IRA Charitable Rollover
Since 2006, the current IRA charitable rollover allows taxpayers age 70 ½ or older to make charitable gifts up to $100,000 per year directly from their IRAs to eligible charities. The rollovers are excluded from the donor’s ordinary taxable income. Over the last few years, the sector has seen a surge in the number of rollover gifts, and it is expected to continue in importance as the average age of a U.S. donor is 64 and Baby Boomers account for 43 percent of all current charitable donations.
The Legacy IRA Act
The bipartisan Legacy IRA Act (S. 243/H.R. 2909) would expand the IRA Charitable Rollover by incentivizing seniors to make donations from traditional IRAs though life-income plans, such as charitable gift annuities or charitable remainder trusts, and increase rollover cap above $100,000 for the first time in more than 15 years.

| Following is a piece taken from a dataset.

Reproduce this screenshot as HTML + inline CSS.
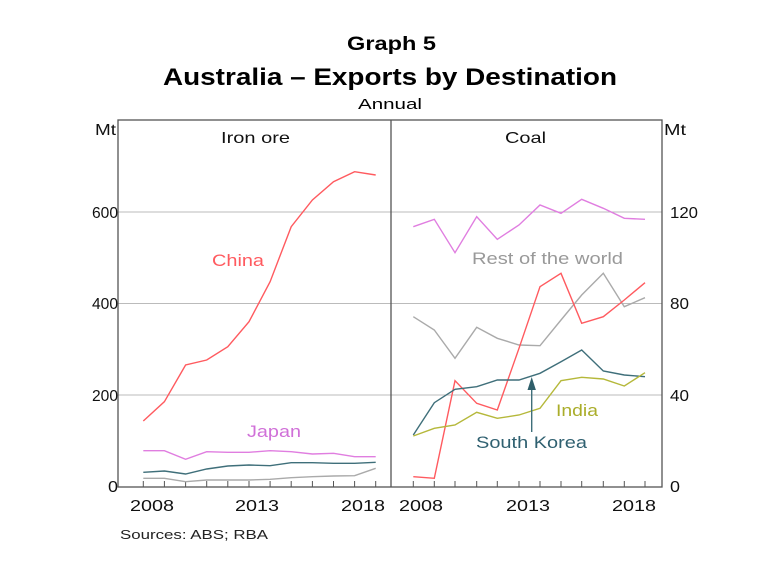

With many Americans unable to afford to give away their retirement income during their lifetimes, this would give prospective donors one more critical way to support the philanthropic sector in a way that works for them. After the donor passes away, the remaining amount is used by the charity for their mission.
Forum’s Policy Position
Consistent with the Forum’s mission to enhance and expand philanthropy, the Forum supports public policy that encourages charitable giving. The Forum supports the role that tax policy plays in encouraging and structuring gifts that support nonprofit organizations and communities and has endorsed the Legacy IRA Act. Access the Forum’s letter of support on our Resources page.
Legacy IRA Act Coalition
The Forum is a member of the Legacy IRA Act Coalition, a national coalition of 60 nonprofit and philanthropic organizations working to pass this legislation to incentive more giving from seniors. Learn more and access resources on the Legacy IRA Act coalition website, including this recent coalition letter signed by the Forum.
Status of Legislation in Congress
On July 24, 2022, the Senate Finance Committee unanimously passed a modification of the Legacy IRA Act as part of a broader bipartisan retirement reform package, known as “SECURE 2.0.” This change in law, which has already passed the House by a vote of 414-5 as H.R. 2954.
The modification of the Legacy IRA Act supported by the House and passed by the Senate Committee would expand the IRA Charitable Rollover by incentivizing seniors to make charitable donations with tax-free IRA rollovers through life-income plans such as charitable gift annuity or charitable remainder trust with a one-time limit of $50,000. The rollover cap would also be permanently raised from $100,000 to reflect inflation.
SECURE 2.0 was introduced by House Ways and Means Chairman Neal (D-MA) and Ranking Member Brady (R-TX) and Senate Finance Committee Chairman Wyden (D-OR) and Ranking Member Crapo (R-ID).
The original stand-alone Legacy IRA Act (S. 243/H.R. 2909), before it was incorporated into the larger retirement reform package, was championed by Representatives Beyer (D-VA) and Kelly (R-PA) and Senators Stabenow (D-MI) and Cramer (R-ND).